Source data
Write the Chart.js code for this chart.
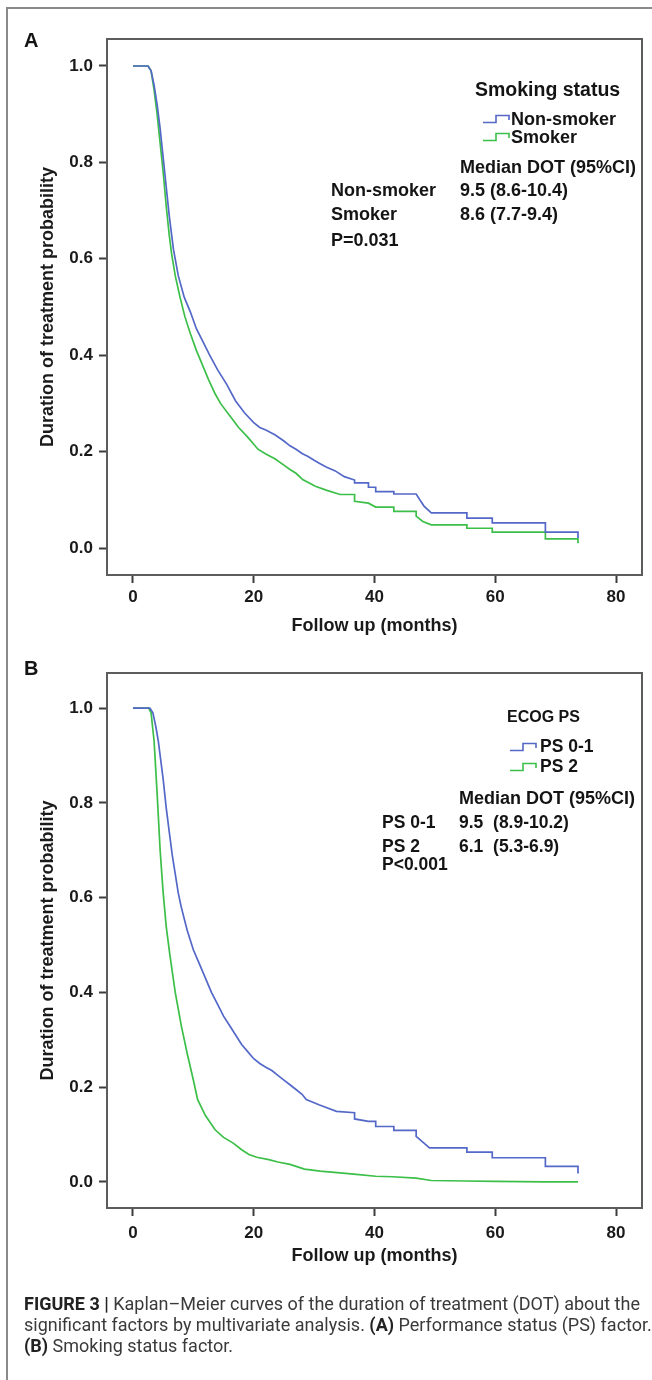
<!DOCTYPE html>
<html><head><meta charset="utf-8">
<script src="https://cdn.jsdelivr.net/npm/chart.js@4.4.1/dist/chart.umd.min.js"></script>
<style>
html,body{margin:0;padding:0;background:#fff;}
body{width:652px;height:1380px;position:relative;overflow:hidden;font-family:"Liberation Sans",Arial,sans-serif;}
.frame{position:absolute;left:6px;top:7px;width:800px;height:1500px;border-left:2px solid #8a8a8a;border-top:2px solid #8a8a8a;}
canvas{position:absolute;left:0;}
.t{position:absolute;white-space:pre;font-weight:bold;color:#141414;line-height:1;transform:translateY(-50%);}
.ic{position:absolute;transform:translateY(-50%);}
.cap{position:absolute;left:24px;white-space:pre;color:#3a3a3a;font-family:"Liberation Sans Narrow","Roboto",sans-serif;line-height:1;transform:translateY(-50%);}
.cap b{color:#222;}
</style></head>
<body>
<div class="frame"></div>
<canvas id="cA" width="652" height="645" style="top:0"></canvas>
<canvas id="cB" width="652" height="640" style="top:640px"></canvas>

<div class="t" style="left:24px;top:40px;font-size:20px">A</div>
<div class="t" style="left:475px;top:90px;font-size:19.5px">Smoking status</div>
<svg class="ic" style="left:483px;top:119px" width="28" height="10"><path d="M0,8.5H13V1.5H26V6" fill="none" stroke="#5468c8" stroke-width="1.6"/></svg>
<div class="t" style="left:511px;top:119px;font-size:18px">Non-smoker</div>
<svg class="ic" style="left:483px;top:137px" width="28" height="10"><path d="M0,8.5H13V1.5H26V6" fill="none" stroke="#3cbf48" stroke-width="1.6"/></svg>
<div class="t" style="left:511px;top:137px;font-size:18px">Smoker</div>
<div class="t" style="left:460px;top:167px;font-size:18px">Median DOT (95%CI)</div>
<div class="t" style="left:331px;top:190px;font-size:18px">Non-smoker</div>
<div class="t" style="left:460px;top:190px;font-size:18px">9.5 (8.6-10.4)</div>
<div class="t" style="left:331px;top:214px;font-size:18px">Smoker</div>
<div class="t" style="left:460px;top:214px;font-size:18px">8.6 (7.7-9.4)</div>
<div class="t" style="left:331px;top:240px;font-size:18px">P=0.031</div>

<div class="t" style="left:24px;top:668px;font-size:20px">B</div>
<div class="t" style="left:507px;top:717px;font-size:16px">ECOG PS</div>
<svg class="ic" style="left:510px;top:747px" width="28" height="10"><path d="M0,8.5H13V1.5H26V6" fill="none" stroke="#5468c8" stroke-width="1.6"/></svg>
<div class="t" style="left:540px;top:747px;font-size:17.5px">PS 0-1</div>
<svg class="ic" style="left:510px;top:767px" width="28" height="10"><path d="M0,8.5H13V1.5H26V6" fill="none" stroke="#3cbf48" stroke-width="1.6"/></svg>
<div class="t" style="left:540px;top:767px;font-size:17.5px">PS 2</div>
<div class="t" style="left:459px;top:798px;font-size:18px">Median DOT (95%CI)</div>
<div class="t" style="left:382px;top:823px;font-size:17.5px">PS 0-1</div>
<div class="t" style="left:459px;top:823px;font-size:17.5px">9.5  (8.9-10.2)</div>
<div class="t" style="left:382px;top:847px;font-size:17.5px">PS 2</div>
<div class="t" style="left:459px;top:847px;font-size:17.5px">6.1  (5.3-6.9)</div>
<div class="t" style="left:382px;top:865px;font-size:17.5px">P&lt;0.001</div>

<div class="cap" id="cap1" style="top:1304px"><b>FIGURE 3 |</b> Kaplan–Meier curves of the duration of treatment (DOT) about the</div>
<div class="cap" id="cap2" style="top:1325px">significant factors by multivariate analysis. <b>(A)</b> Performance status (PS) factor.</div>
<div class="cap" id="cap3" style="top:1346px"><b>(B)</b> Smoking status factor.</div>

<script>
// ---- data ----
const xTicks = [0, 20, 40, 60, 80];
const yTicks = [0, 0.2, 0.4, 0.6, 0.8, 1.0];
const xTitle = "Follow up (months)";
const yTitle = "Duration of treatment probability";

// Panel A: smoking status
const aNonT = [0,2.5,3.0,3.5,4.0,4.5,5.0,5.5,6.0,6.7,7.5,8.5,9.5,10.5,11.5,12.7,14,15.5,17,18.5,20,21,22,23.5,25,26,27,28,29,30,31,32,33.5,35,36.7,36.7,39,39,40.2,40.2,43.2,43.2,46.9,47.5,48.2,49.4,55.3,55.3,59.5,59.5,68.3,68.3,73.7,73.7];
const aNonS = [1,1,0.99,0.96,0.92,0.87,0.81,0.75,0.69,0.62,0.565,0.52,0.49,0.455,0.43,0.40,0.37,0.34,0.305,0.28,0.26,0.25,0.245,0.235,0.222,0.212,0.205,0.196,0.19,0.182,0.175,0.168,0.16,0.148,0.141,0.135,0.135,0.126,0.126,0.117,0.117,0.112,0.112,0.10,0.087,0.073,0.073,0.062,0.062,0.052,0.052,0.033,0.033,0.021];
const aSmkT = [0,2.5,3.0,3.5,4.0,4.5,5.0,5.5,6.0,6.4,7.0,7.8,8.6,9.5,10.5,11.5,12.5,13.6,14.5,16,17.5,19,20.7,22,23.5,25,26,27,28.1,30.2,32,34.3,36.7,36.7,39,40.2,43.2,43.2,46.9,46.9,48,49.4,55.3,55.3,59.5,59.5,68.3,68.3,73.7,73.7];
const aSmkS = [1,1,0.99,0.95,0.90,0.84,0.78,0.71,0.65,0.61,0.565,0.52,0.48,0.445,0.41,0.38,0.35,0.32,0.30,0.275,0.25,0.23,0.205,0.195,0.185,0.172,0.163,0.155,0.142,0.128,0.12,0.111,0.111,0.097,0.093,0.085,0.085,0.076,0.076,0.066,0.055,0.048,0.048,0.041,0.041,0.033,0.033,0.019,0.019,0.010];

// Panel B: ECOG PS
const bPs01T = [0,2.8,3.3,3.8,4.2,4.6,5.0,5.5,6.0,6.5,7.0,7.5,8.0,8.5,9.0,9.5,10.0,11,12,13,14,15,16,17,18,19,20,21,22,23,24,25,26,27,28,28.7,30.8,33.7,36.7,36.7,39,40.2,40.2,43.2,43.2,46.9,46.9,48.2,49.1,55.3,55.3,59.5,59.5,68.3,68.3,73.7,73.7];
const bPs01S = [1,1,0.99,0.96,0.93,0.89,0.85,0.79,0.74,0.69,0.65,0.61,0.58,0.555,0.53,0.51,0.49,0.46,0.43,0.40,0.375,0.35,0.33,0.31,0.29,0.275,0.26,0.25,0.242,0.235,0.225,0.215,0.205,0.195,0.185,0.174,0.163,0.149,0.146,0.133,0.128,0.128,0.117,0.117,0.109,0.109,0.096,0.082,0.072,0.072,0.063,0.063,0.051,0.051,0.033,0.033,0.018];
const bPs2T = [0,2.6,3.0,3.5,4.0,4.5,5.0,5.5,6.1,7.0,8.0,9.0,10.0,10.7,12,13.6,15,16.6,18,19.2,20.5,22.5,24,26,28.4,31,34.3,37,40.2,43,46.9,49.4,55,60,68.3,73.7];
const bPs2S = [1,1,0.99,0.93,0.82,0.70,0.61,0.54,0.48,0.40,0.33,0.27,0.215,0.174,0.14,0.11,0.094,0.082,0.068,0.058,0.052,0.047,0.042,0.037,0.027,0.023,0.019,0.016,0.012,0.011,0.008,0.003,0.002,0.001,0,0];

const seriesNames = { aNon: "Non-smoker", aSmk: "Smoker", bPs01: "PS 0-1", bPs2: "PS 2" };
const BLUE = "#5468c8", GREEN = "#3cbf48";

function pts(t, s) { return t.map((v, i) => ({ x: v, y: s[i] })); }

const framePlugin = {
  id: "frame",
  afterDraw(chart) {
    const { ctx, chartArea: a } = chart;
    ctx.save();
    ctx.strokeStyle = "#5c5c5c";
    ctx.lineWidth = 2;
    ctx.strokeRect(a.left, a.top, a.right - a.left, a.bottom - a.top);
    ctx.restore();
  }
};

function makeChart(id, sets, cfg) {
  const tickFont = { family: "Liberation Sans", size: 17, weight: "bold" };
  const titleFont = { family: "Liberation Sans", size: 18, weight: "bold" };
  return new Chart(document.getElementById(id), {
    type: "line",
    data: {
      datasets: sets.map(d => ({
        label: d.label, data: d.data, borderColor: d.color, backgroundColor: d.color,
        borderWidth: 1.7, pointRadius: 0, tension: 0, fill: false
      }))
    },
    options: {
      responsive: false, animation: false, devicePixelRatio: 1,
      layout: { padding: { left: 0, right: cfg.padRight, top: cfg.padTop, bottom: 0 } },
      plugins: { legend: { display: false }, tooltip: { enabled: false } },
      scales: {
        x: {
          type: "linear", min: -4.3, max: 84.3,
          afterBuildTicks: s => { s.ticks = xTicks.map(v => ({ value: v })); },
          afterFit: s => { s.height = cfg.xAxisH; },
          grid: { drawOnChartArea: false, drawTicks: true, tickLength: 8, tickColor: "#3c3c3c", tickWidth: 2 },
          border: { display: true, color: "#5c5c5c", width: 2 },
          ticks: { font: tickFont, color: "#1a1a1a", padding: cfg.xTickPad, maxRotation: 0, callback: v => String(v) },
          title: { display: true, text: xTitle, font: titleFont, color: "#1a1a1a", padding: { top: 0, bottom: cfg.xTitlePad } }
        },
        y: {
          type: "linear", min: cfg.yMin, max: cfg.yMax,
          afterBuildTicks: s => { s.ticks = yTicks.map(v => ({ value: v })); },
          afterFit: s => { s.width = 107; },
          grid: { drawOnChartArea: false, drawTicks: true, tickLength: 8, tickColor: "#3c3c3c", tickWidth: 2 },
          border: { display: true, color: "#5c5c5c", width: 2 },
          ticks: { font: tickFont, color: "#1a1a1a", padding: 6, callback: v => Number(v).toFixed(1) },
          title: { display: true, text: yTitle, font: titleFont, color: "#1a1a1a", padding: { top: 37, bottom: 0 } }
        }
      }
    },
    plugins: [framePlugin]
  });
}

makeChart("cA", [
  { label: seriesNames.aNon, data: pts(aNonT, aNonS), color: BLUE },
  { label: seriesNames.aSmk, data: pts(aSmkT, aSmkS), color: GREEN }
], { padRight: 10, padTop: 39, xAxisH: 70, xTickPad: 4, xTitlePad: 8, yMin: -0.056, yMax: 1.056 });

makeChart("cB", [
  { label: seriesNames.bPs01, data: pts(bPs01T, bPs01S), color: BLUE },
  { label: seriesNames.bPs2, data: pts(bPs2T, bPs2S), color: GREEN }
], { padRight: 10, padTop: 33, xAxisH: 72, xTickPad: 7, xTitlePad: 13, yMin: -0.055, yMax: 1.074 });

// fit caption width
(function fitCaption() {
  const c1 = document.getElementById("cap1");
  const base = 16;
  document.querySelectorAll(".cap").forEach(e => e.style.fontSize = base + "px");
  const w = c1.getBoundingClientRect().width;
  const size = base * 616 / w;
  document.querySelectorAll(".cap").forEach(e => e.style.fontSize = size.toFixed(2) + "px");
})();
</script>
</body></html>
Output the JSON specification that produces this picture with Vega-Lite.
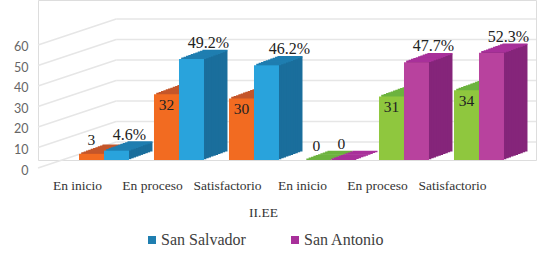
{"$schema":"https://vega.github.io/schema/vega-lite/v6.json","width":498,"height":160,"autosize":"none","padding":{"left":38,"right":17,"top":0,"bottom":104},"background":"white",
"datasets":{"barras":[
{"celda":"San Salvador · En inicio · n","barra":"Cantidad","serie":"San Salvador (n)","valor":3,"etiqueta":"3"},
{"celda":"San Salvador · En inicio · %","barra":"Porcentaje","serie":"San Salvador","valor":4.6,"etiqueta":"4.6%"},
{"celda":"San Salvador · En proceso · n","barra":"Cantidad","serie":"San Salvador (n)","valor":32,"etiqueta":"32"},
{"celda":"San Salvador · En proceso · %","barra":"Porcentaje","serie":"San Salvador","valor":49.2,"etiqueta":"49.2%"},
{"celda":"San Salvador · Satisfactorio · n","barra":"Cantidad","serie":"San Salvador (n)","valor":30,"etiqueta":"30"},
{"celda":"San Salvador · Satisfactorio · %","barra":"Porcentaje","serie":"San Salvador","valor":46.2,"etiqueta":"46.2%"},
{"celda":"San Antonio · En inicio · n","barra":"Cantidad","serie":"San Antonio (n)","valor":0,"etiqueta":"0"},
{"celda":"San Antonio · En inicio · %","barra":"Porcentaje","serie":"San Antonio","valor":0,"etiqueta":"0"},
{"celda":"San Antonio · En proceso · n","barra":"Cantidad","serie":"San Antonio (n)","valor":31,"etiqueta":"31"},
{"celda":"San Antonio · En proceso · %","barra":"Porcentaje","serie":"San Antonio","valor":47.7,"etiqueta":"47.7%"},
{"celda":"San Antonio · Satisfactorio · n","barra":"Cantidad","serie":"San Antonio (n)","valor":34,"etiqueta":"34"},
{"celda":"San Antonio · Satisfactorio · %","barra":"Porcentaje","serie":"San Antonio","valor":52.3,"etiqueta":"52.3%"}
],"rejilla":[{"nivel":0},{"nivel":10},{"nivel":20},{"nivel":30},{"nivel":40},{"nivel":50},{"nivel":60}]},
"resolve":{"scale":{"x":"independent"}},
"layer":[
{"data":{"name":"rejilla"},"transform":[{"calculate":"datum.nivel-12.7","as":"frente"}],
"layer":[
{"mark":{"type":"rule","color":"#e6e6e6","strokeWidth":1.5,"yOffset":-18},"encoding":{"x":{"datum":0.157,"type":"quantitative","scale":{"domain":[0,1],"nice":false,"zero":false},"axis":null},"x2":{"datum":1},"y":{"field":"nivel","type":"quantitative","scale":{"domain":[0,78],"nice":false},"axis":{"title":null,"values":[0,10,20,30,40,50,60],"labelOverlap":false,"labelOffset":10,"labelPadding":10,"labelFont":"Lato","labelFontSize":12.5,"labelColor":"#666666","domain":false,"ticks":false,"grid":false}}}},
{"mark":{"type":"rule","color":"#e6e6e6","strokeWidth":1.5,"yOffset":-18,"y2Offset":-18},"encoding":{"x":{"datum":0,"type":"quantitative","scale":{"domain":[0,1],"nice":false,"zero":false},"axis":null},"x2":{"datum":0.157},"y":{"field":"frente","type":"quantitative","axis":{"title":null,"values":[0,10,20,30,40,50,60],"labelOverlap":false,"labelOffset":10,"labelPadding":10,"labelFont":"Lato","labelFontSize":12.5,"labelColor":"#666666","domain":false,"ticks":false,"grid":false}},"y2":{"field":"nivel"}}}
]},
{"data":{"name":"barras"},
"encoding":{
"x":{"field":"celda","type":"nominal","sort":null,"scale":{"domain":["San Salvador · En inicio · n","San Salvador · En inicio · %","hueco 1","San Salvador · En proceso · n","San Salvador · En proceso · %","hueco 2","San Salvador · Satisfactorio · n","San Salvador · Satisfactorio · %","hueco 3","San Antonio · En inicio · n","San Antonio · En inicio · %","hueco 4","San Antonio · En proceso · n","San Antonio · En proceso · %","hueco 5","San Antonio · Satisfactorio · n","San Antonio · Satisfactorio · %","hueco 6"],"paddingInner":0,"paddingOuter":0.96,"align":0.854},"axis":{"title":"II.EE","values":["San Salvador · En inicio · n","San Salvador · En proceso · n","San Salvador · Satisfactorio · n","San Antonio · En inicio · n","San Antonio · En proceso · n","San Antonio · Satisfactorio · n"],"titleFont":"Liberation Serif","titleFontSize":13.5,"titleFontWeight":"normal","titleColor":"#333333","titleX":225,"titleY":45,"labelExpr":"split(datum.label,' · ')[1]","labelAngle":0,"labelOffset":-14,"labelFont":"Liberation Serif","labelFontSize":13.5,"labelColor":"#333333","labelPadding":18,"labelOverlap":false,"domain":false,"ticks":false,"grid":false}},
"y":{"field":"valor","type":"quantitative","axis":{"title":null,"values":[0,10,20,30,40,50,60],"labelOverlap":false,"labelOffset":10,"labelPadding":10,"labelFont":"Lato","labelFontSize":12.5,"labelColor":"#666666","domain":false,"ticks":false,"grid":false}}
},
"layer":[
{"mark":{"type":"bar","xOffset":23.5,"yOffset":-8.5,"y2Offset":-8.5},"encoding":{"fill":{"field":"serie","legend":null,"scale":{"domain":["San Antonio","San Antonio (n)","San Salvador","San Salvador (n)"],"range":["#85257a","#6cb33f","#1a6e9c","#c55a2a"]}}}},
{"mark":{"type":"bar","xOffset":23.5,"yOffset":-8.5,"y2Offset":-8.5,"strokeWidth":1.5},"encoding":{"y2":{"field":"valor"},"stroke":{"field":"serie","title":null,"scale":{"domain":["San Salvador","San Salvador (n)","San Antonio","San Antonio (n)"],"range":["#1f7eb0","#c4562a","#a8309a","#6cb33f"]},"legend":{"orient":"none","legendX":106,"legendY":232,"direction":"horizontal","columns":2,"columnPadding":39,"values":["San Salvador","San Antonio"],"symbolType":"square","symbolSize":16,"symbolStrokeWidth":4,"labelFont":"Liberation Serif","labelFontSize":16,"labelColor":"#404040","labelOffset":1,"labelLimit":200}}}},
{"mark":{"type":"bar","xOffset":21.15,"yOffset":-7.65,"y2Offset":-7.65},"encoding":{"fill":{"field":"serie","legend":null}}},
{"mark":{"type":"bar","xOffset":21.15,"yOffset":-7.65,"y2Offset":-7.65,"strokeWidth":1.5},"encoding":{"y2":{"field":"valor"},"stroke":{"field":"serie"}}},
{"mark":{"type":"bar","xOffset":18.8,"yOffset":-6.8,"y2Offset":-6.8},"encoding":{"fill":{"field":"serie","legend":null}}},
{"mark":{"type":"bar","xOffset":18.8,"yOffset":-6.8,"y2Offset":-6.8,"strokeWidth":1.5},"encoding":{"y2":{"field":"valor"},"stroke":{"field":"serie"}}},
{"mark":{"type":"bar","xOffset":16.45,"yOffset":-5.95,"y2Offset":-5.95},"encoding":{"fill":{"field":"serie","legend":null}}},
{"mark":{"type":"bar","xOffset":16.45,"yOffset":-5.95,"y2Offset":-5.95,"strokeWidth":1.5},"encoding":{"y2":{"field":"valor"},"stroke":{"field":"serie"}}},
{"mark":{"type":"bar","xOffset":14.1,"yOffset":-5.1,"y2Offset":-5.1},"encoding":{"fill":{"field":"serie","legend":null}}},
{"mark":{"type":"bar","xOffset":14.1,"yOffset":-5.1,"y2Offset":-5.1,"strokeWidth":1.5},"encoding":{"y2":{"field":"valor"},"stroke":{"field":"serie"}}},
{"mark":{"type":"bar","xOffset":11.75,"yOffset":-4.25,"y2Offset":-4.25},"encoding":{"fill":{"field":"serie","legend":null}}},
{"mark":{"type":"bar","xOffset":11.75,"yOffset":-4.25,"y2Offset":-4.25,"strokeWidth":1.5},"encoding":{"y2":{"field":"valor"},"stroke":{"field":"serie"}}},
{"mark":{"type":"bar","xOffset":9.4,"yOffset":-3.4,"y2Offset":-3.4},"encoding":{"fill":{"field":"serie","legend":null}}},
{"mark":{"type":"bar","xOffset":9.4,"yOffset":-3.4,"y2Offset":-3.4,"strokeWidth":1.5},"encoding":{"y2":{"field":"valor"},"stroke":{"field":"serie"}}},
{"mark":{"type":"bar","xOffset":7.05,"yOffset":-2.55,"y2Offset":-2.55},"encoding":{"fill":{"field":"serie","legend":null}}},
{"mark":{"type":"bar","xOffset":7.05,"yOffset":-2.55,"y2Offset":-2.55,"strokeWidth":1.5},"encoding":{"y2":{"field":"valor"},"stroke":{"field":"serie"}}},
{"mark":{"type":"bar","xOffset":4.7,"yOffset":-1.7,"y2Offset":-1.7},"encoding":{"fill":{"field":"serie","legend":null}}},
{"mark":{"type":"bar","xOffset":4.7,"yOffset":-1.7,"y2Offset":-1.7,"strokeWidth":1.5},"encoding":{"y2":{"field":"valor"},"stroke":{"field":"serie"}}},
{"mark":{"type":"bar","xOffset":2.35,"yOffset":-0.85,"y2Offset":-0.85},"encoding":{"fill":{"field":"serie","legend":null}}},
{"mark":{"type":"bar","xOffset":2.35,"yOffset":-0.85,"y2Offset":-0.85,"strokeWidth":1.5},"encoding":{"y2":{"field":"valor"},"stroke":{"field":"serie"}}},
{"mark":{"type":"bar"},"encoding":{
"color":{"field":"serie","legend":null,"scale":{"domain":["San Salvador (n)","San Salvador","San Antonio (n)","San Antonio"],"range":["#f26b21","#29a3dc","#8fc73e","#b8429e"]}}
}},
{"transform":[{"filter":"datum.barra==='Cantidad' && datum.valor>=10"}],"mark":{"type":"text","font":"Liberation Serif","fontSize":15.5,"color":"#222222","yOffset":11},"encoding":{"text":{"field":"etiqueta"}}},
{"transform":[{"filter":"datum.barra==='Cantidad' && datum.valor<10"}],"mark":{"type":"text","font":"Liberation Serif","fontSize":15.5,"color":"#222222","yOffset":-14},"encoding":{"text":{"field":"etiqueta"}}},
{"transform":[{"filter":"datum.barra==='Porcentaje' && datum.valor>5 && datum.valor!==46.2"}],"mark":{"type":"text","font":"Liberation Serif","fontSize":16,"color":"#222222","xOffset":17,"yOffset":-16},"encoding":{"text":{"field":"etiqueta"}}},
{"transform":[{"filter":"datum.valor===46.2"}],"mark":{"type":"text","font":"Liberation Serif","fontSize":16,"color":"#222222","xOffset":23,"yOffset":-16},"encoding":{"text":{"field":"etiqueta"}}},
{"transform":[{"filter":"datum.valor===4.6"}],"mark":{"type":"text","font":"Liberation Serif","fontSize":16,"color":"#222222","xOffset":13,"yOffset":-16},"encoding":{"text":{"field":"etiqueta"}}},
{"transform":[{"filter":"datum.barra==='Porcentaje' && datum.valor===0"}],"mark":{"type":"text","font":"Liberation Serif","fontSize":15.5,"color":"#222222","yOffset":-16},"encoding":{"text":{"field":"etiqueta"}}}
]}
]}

▶ _PROBLEM REQUIREMENTS_:
Show every line in the records above that contains the word "this".

▶ _EXERCISE RESPONSE_:
Write the Chart.js code for this chart.
Output the JSON specification that produces this picture with Vega-Lite.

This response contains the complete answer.